The situation in Bangalore in 1994 was very similar. Dr. Paul recognised that the problem was not necessarily one of finance, but rather of poor implementation and delivery. And he saw that there was a need to focus attention on specific weaknesses so that something could be done. Who should point out these weaknesses? Why, who better than those who use the services! Thus the citizens’ report card was born.

Dr. Paul used standard sampling techniques: random surveys and focus-group discussions. Users of services were asked some specific questions: what public services do you most need; how satisfactory are the services currently provided; what specific aspects are satisfactory or unsatisfactory; and what improvements are recommended. For the first time, the user of public services was brought into the loop. The results were made totally open, and shared with the public and the service providers. The survey was repeated regularly and a public record kept of improvement or deterioration in service.

The results have been dramatic. From 1994 to 1999, the percentage of households satisfied with the water supply board, for example, rocketed up from just 4 per cent to 46 per cent. The power corporation saw a similar rise over the period. How did this happen? By the simple expedient of providing a measurement system. The report card concept galvanised the poor into action. Their individual complaints became a collective agenda. From being passive and disgruntled victims, they became active change leaders, armed with facts and figures.

But perhaps the most profound effect was on the service providers themselves. They suddenly found themselves under the spotlight of adverse publicity. This time, the evidence was quantitative, not just a set of ‘moan-and-groan’ anecdotes. The media weighed in with a spirited campaign to publicise the results. Under this sort of pressure, the agencies were stung into action. Far-reaching reforms were undertaken: internal systems were reviewed; training was introduced; grievance-redressal processes were strengthened; and periodic dialogues with households were formalised. This systematic strengthening of the public agencies has been very good for them: good for their staff motivation, good for their public image, good for their collective sense of self-worth.

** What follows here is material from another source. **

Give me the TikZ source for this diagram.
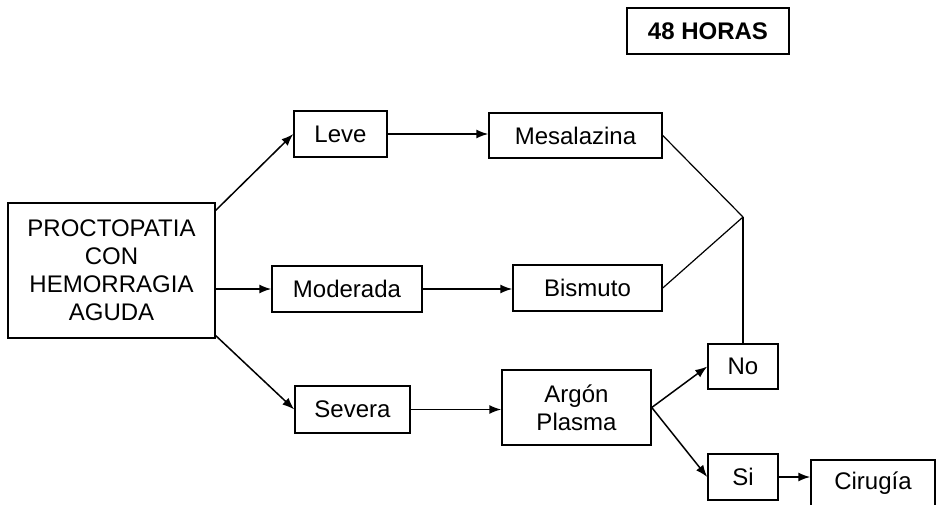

The citizen participation model has spread beyond Bangalore to other Indian cities and beyond; it is being tried in Bangladesh, the Philippines, Vietnam and the Ukraine, amongst others. It is sorely needed in Kenya. We must grant the poor people of this country the power to have a say in service provision. This sort of initiative is inexpensive and simple to implement. It also provides a basis for a very useful dialogue between service users, service providers, and the government.

The Narc government should embrace this idea wholeheartedly. If it is serious about service delivery, let it allow an independent assessment of its success or failure in this regard. If it means to help the poor, let it give them the power to get involved in their own development. If it aims to boost efficiency in its parastatals, let it allow them to be held up to the litmus test of consumer feedback. If the government is effective, it will have a five-year public record of improvement in services to take into the next general election – a glittering prize.

At the heart of the community scorecard concept is the idea that the people who use services, who suffer the most from poor delivery, should be put at the heart of reforms. This is a strange concept in Kenya, where successive ‘mama na baba’ governments have taken a highly condescending attitude towards the poor. The services they need are conceived by ministry planning teams and in the boardrooms of parastatals. The assumption is that only the high and the mighty, the learned and the scholarly, can possibly know what is good for the wretched masses.

We know now that this is a dangerous fallacy, and one that has long stifled change. Let us open the change agenda to involve those at the receiving end. A citizen’s report card, if used properly, is a tool that will allow us all to take more responsibility for our development as a nation. It will separate the leaders who genuinely want to improve the lot of the poor from those empty politicians who merely want to talk about it for 5 years. It will move the focus of our attention to results. It is an idea whose time has come in Kenya.